A: I'd love to erase the divide between traditional and "edgy"/experimental. I'd love it if telling a "traditional story" didn't automatically imply that the style was going to be naturalistic, and if using non-naturalistic techniques (mask, dance, what have you), didn't automatically imply that the play was not plot and character driven. There's actually a lot of work that crosses those lines, yet somehow, I think a lot of people still have the idea that good old fashioned stories have to be told through good old fashioned realism. I wish it would stop seeming so groundbreaking to tell good old fashioned stories through experimental means and vice versa.
Q: Who are or were your theatrical heroes?
A: Charles Ludlam and the Ridiculous Theatrical Company are biggies. Though I never saw their work live, seeing videos of the work and reading Ludlam's scripts, I'm inspired by the ways he tried to make his audience laugh and feel at the same time, and by the ways in which his work is earnest and ironic, irreverent and intelligent and silly and highfalutin all at once.
Moliere is another hero--for some of the same reasons. (I'm sure it's no coincidence that both Ludlam and Moliere were playwrights at the center of companies. I've been very inspired by the company model, by playwrights who form long-term artistic relationships with actors and directors and who are accountable to a team of mutually supportive artists.)
Then there are the individual writers whose work never ceases to delight and fascinate me, and those range from Oscar Wilde to Amy Freed to David Henry Hwang.
Q: What kind of theater excites you?
A: I've found myself truly inspired by everything ranging from kitchen-sink realism to grand opera, but, if I had to choose a single kind of theatre that excites me, I'd say it's theatre that wears its theatre-ness on its sleeve. I love that theatre actually cannot mimic reality as well as film can. So I love stage illusion that asks the audience to suspend disbelief very actively, to believe in a world that very obviously isn't real. Looking at shows that recently came to New York, I think War Horse is a good example of this. You know that horse is a puppet, but that doesn't make you care about it less. It might even make you care about it more, even though it's "fake"...
Q: What advice do you have for playwrights just starting out?

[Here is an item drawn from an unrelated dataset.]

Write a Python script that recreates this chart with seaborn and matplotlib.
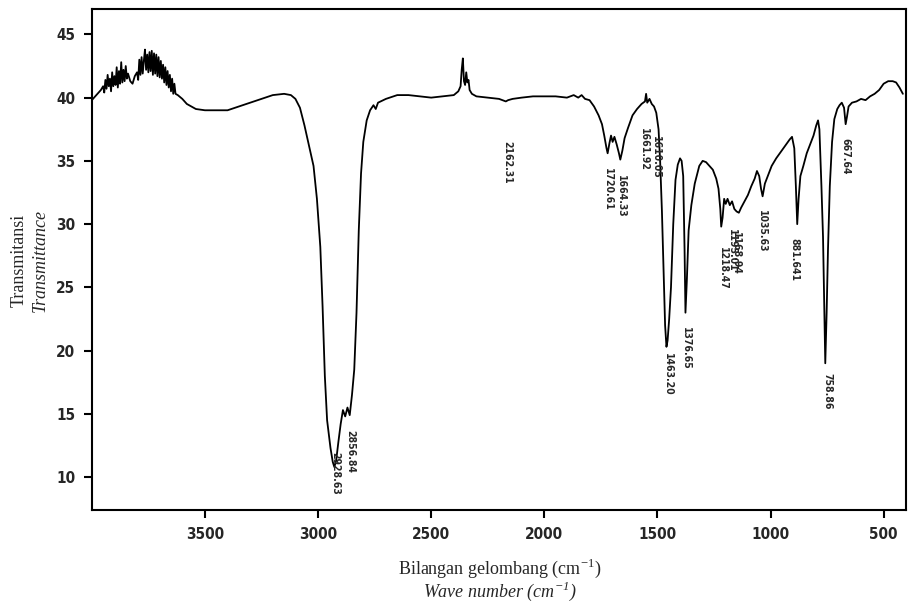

A: Everyone's path is so different that it's hard to think of one piece of advice that really applies across the board (how’s that for a copout answer?). That said...if I had one piece of advice, I think it would be to get your work up in front of an audience as often as possible, even if it's just a group of friends gathering in someone's living room to hear a reading. For one thing, having to present your work forces you to dot your i's, cross your t's, put a period at the end of the last line, and call the darn play finished. Taking your time and slowly revising are important, but having to consider a script "finished," at least temporarily, is important, too. For another thing, I think putting your work in the hands of actors and, if possible, a director, tells you so much about what you're writing. It's so important to see what happens to your work when other people bring their perspectives to it--after all, at the end of the day, you're only one part of the theatre-making process. What happens when an actor takes an approach to a character that you never could have imagined? Or when a director simply doesn't understand the natural rhythms that you thought were so obviously written in to the piece? Sometimes those encounters make you realize there are things you want to revise, other times they make you see your own work in a new light, and, yes, sometimes they just make you feel that your work is being misinterpreted. But whatever happens, I think it helps you grow. Lastly, practice makes perfect, so the more we write, the better I think we get at it, and creating opportunities for your work to be seen is a good way to keep yourself writing.